Tuesday, November 28, 2006

Is it still Racial Profiling if the Shooter is Black?

By now you've probably heard about the horrible incident that occurred in a Queens neighborhood last weekend. A young black man and two of his friends were the victims of a horrific police shooting. The details are still sketchy, but what is known is that after leaving a strip club where he was celebrating his bachelor party, 24-year old Sean Bell and two friends got into his car. He then allegedly ran his car twice into a minivan holding plain-clothes police officers. What happened next is unclear, but when the smoke cleared, Bell was dead, his two friends wounded and 50 gunshots had been fired from the police. Bell and his friends were unarmed.

Of course everyone is in shock and angry. Amadou Diallo immediately comes to mind. Why is this still happening? Black men can't be in the streets without being targeted as criminals and gunned down like animals? Racial profiling seems to be alive and well despite the painful lessons of the past. BUT, what happens when the guilty officers are Black, White and Latino? Did the White guy make the others pull the trigger? Can Black people be accused of racial profiling against their own race? Do Latinos profile Blacks the same way Whites do?

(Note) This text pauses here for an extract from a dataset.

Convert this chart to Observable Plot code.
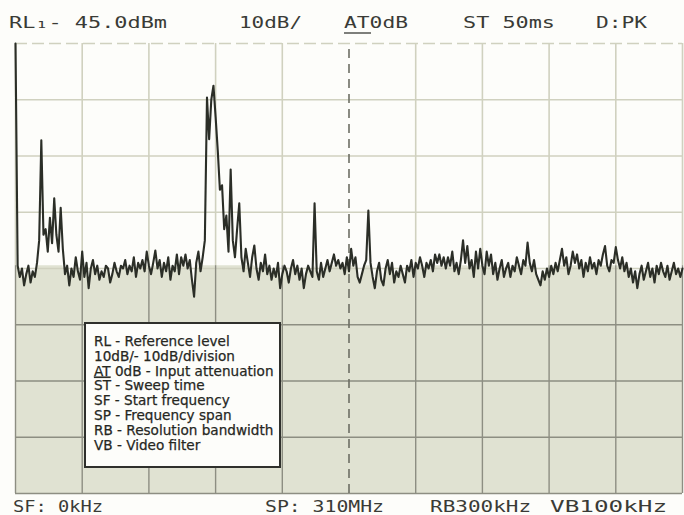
<!DOCTYPE html>
<html>
<head>
<meta charset="utf-8">
<script src="https://cdn.jsdelivr.net/npm/d3@7"></script>
<script src="https://cdn.jsdelivr.net/npm/@observablehq/plot@0.6"></script>
<style>
  html, body { margin: 0; padding: 0; background: #fdfdfa; }
  #chart svg { display: block; }
</style>
</head>
<body>
<div id="chart"></div>
<script>
// ---- Instrument settings ----
const refLevelDbm = -45;      // RL
const dbPerDiv = 10;          // 10dB/
const divisionsY = 8;
const startMHz = 0;           // SF
const spanMHz = 310;          // SP
const divisionsX = 10;
const freqStepMHz = 1;        // one trace sample per MHz

// ---- Header / footer / legend text ----
const headerLabels = ["RL\u2081- 45.0dBm", "10dB/", "AT0dB", "ST 50ms", "D:PK"];
const footerLabels = ["SF: 0kHz", "SP: 310MHz", "RB300kHz", "VB100kHz"];
const legendLines = [
  ["RL", " - Reference level"],
  ["10dB/", "- 10dB/division"],
  ["AT", " 0dB - Input attenuation"],
  ["ST", " - Sweep time"],
  ["SF", " - Start frequency"],
  ["SP", " - Frequency span"],
  ["RB", " - Resolution bandwidth"],
  ["VB", " - Video filter"]
];

// ---- Trace levels in dBm, 0..310 MHz, 1 MHz apart ----
const levels = [
  -45.0, -84.5, -86.5, -85.0, -88.0, -86.0, -84.5, -87.5, -85.5, -86.5,   // 0-9
  -84.0, -80.0, -62.2, -79.0, -78.0, -82.0, -76.0, -80.5, -72.5, -79.0,   // 10-19
  -82.0, -74.2, -81.5, -86.0, -84.5, -88.0, -85.0, -86.5, -83.0, -85.5,   // 20-29
  -87.0, -82.0, -86.5, -84.0, -88.5, -85.0, -83.5, -86.0, -84.5, -87.0,   // 30-39
  -85.5, -86.5, -84.5, -85.0, -87.5, -86.0, -84.0, -85.5, -86.5, -84.5,   // 40-49
  -85.0, -83.5, -86.0, -84.5, -85.5, -83.0, -86.5, -84.0, -85.0, -83.5,   // 50-59
  -85.5, -82.0, -84.5, -86.0, -84.0, -81.8, -85.0, -83.5, -86.5, -84.0,   // 60-69
  -85.5, -83.0, -87.0, -84.5, -85.5, -82.5, -86.0, -83.0, -84.5, -82.5,   // 70-79
  -85.0, -83.5, -87.0, -90.0, -84.0, -82.0, -85.5, -83.0, -80.0, -54.6,   // 80-89
  -62.0, -55.0, -52.5, -58.0, -64.0, -71.0, -70.2, -78.0, -75.6, -82.0,   // 90-99
  -67.4, -80.0, -83.0, -78.0, -73.4, -83.0, -85.5, -81.5, -84.0, -86.5,   // 100-109
  -83.0, -80.9, -85.0, -87.0, -84.0, -85.5, -82.5, -86.0, -84.5, -87.0,   // 110-119
  -85.0, -86.5, -84.0, -88.5, -86.0, -84.5, -85.5, -87.5, -85.0, -83.5,   // 120-129
  -86.0, -84.5, -87.0, -85.0, -88.5, -86.0, -84.5, -85.5, -86.5, -73.4,   // 130-139
  -85.5, -87.0, -84.0, -86.5, -85.0, -83.5, -85.5, -84.0, -82.5, -84.5,   // 140-149
  -83.5, -85.0, -84.0, -86.0, -83.0, -85.5, -81.5, -84.5, -83.0, -86.5,   // 150-159
  -87.5, -86.0, -84.5, -83.5, -74.7, -84.0, -86.5, -88.5, -85.5, -84.0,   // 160-169
  -87.0, -88.0, -85.0, -83.5, -86.0, -84.0, -87.5, -85.5, -86.5, -84.5,   // 170-179
  -86.0, -87.5, -84.5, -85.5, -83.5, -86.5, -84.0, -85.0, -83.0, -84.5,   // 180-189
  -86.5, -84.0, -85.0, -83.5, -85.5, -82.5, -84.0, -82.5, -84.5, -83.0,   // 190-199
  -85.0, -83.0, -84.5, -82.0, -85.5, -84.0, -86.0, -83.5, -80.0, -84.0,   // 200-209
  -81.0, -85.0, -83.5, -86.5, -82.0, -85.0, -81.5, -84.5, -86.0, -82.0,   // 210-219
  -84.5, -82.5, -86.0, -84.0, -87.0, -85.0, -83.5, -86.5, -85.0, -84.0,   // 220-229
  -86.5, -84.5, -85.5, -83.0, -84.5, -86.0, -83.5, -84.5, -80.4, -84.0,   // 230-239
  -85.5, -83.5, -86.0, -87.0, -88.0, -85.5, -87.0, -85.0, -86.5, -84.5,   // 240-249
  -86.0, -84.0, -85.5, -83.5, -81.5, -84.5, -83.0, -86.0, -84.5, -82.0,   // 250-259
  -84.0, -82.5, -85.0, -83.5, -86.5, -84.0, -85.5, -83.0, -85.0, -84.0,   // 260-269
  -86.0, -83.5, -84.5, -82.5, -81.0, -84.5, -85.5, -83.5, -84.0, -81.2,   // 270-279
  -83.5, -85.0, -83.0, -85.5, -84.0, -86.5, -85.0, -87.5, -85.5, -88.5,   // 280-289
  -86.0, -84.5, -87.0, -85.5, -84.0, -86.5, -85.0, -87.5, -84.5, -86.0,   // 290-299
  -84.0, -85.5, -86.5, -84.5, -87.0, -85.5, -84.0, -86.0, -85.0, -86.5,   // 300-309
  -85.0                                                                   // 310
];

const trace = levels.map((level, i) => ({ f: startMHz + i * freqStepMHz, level }));
const bottomDbm = refLevelDbm - dbPerDiv * divisionsY;
const xGrid = d3.range(divisionsX + 1).map(i => startMHz + i * spanMHz / divisionsX);
const yGrid = d3.range(divisionsY + 1).map(i => bottomDbm + i * dbPerDiv);
const shadeTop = -84.5;

const paper = "#fdfdfa";
const shade = "#e0e2d2";
const gridLight = "#d0d1bf";
const gridDark = "#8d8e82";
const ink = "#2b2e27";

const chart = Plot.plot({
  width: 684,
  height: 515,
  marginLeft: 15,
  marginRight: 2,
  marginTop: 43,
  marginBottom: 22,
  x: { domain: [startMHz, startMHz + spanMHz], axis: null },
  y: { domain: [bottomDbm, refLevelDbm], axis: null, clamp: true },
  style: { background: paper, overflow: "visible" },
  marks: [
    Plot.areaY(trace, { x: "f", y1: bottomDbm, y2: d => Math.min(d.level, shadeTop), fill: shade }),
    // grid above the shaded floor
    Plot.ruleX(xGrid.filter(v => v !== 155), { y1: shadeTop, y2: refLevelDbm, stroke: gridLight, strokeWidth: 1.6 }),
    Plot.ruleY(yGrid.filter(v => v >= -85 && v < refLevelDbm), { stroke: gridLight, strokeWidth: 1.6 }),
    Plot.ruleY([refLevelDbm], { stroke: gridLight, strokeWidth: 1.6, strokeDasharray: "12,5" }),
    // grid inside the shaded floor
    Plot.ruleX(xGrid.filter(v => v !== 155), { y1: bottomDbm, y2: shadeTop, stroke: gridDark, strokeWidth: 1.4 }),
    Plot.ruleY(yGrid.filter(v => v < -85), { stroke: gridDark, strokeWidth: 1.4 }),
    // dashed centre line
    Plot.ruleX([startMHz + spanMHz / 2], { y1: bottomDbm, y2: refLevelDbm, stroke: "#6d6e64", strokeWidth: 1.6, strokeDasharray: "9,6" }),
    // trace
    Plot.lineY(trace, { x: "f", y: "level", stroke: ink, strokeWidth: 2.1, strokeLinejoin: "round" })
  ]
});

document.getElementById("chart").appendChild(chart);

// ---- text annotations ----
const svg = d3.select(chart);
const mono = "'DejaVu Sans Mono', 'Liberation Mono', monospace";
const headerPos = [[9, 158], [239, 63], [344, 64], [463, 92], [596, 51]];
headerLabels.forEach((t, i) => {
  svg.append("text")
    .attr("x", headerPos[i][0]).attr("y", 28)
    .attr("text-anchor", "start")
    .attr("textLength", headerPos[i][1]).attr("lengthAdjust", "spacingAndGlyphs")
    .attr("font-family", mono).attr("font-size", 16).attr("fill", "#3a3b36")
    .text(t);
});
// underline under AT in the header
svg.append("line").attr("x1", 344).attr("x2", 371).attr("y1", 33).attr("y2", 33)
  .attr("stroke", "#3a3b36").attr("stroke-width", 1.3);

const footerPos = [[13, 90], [265, 119], [430, 101], [550, 117]];
footerLabels.forEach((t, i) => {
  svg.append("text")
    .attr("x", footerPos[i][0]).attr("y", 512)
    .attr("text-anchor", "start")
    .attr("textLength", footerPos[i][1]).attr("lengthAdjust", "spacingAndGlyphs")
    .attr("font-family", mono).attr("font-size", 16).attr("fill", "#3a3b36")
    .text(t);
});

// ---- legend box ----
const lg = svg.append("g");
lg.append("rect").attr("x", 85).attr("y", 323).attr("width", 195).attr("height", 144)
  .attr("fill", "#fdfdfa").attr("stroke", "#2f302c").attr("stroke-width", 2);
const sans = "'DejaVu Sans', 'Noto Sans', sans-serif";
legendLines.forEach((parts, i) => {
  const t = lg.append("text")
    .attr("x", 94).attr("y", 346 + i * 14.8)
    .attr("text-anchor", "start")
    .attr("font-family", sans).attr("font-size", 13.6)
    .attr("fill", "#26271f").attr("stroke", "#26271f").attr("stroke-width", 0.25);
  t.append("tspan").text(parts[0]).attr("text-decoration", i === 2 ? "underline" : null);
  t.append("tspan").text(parts[1]);
});
</script>
</body>
</html>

There is no doubt that 50 rounds of ammunition on unarmed suspects is excessive. The New York Times has an article today that addresses that issue. NYT Article .

But getting back to the issue of racial profiling. When we seek to address the problem, we have to ask, who is really guilty of that sin? It's obviously not just Whitey. Black people know Black people are capable of some heinous crimes. And my Latino brethren know their peoples can be down with the dirt as well. And let's not leave out the Asians, the Native Americans and big bad Whitey himself. The point is, we all profile. I'd be lying if I didn't say I experience a moment of panic when I see an Osama Bin Laden look-alike on my airplane post 9-11. It is a feeling I am ashamed of and try to vanquish. I berate myself for sinking so low and try to imagine how that person must feel or better yet, what they might be thinking of my chocolate face and nappy hair. But I can only imagine what I'd do if I had a uniform and a weapon and I could act on my fears.

How do we heal those fears? Nobody is without them and our police officers are just people like you and me. Only they have that uniform and the gun.

I hope this doesn't sound like I'm promoting racial profiling. I'm not. I've been the victim of racial profiling in airports and on the streets and it sucks and is degrading and humiliating. I'm just pointing out that when you think you're going to die, your fears fly first. How do we calm those fears? How do we make them go away? Maybe it begins when we can all collectively put down our weapons. When we stop treating life so carelessly. Wishful thinking I know. But it has to begin somewhere.

Peace Out!

1 comment:

Rob said...

Can Black people be accused of racial profiling against their own race? Yes. I'm pretty sure studies have shown that black people also hold negative views of black people.